I suppose I could see a potential conflict of interest in being the buildd
admin to introduce a major change, as well as the ftpmaster to allow it;
but in being the ftpmaster to block someone else introducing a fairly
questionable change, as well as a buildd admin? No, I don't see a problem.

> > But there's improvements in the pipeline for that
> > (which, yes, I do need to mail about), and afaics running a qemu based
> > buildd does nothing to improve it.
> The fact that Aurelien's buildd was running on qemu seems to be beside
> the point (and wouldn't even be detectable if he hadn't blogged about
> it); it's the fact that he was running a "rogue" buildd.

Uh, no. That it's run under qemu introduces a significant risk that
the builds may be unreproducible or unusable on real systems (this
risk deferred the use of an emulator for autobuilding m68k until it was
decided it wouldn't make the etch release, eg). Personally, I think that
risk can be proven to be largely hypothetical, but you don't mess with
a release arch on a hunch like that, you find some way to demonstrate
you're right first.

There are additional problems with running a rogue autobuilder, such as
unavailability of build logs, unreproducibility of builds, and unusability
of the builds by the security team. Aurelian's buildds had the additional
problem that they'd repeatedly rebuild packages they'd already uploaded,
which isn't really useful. There's a potential issue wrt whether the
build environment is secure as well, but I'm not familiar enough with
that on any level to comment in any detail. All these could be solved
by someone committed to making sure they do at least as good a job as
the regular buildd network though.

> I mean, how dare he try to help the project in this way.

There's nothing wrong with trying to help the project, the problem is
when you don't give a damn about the problems your attempts cause. Having
a debate on the lists or running a GR doesn't help show qemu builds are
workable, and doesn't help your build system provide the features the
existing build network does that other developers rely on. I find it
pretty hard to see this as "trying to help the project", rather than
"trying to win your rather pointless fight with the buildd admins".

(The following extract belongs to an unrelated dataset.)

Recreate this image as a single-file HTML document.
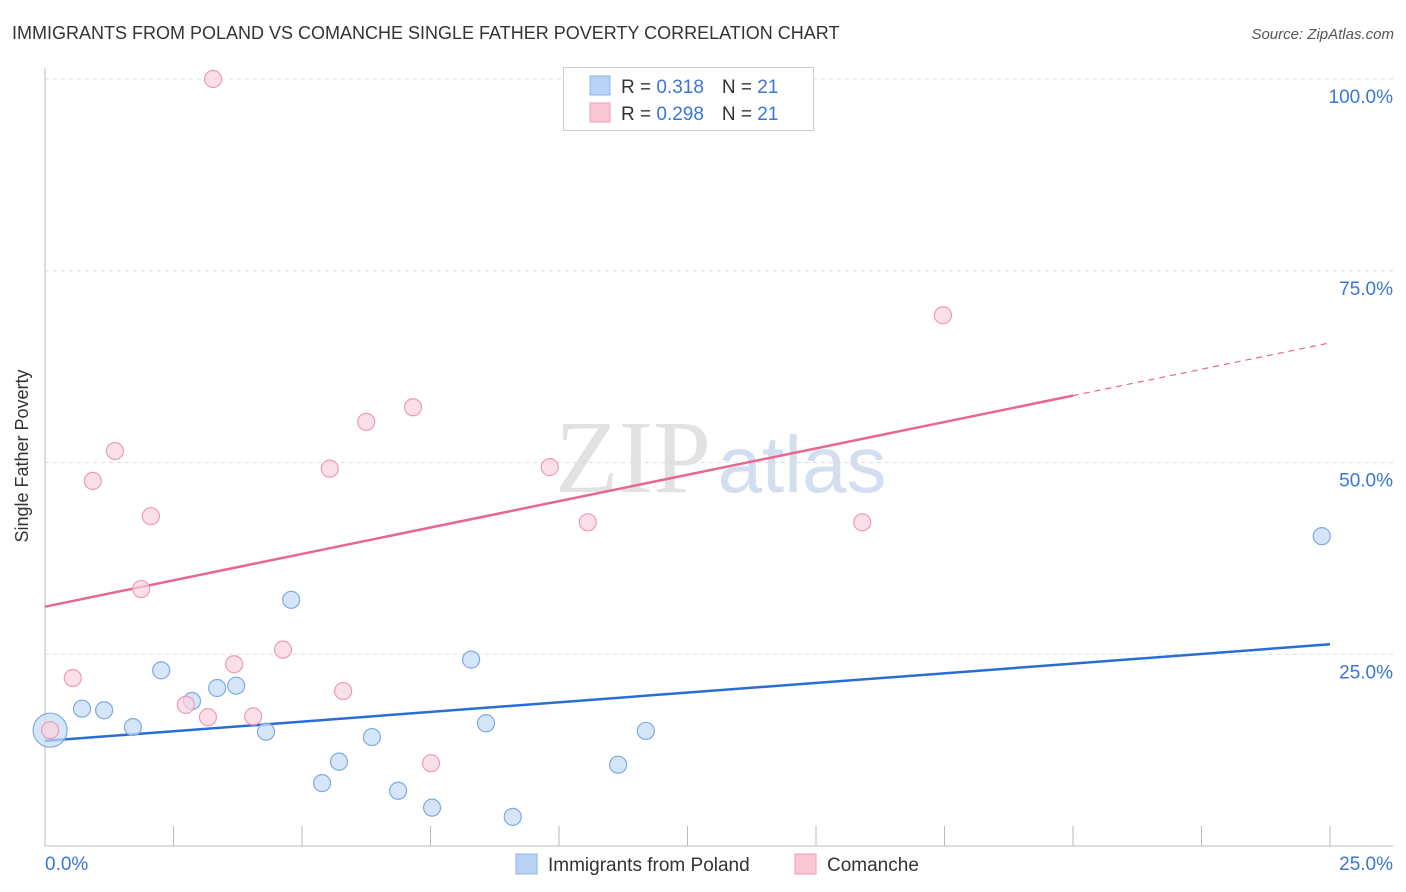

I've still not seen Aurelian or the folks so upset with this acknowledge
any problems with what he's done, or any similar indication that they've
learnt from it and won't just do the same thing again. And I've seen
lots of flippant dismissals of concerns about Aurelian's actions. Both
those leave me unable to trust that people will take those concerns into
account before acting, which, again, is why the restrictions were put in,
and why they remain. 

If folks want to start demonstrating they do see the potential problems,
and take them seriously enough that they'll fix them to other people's
satisfaction rather than just their own, then I'll personally be happy to
say there's no longer a problem trusting people to do binary-only uploads.
But until then, as far as I'm concerned, there is.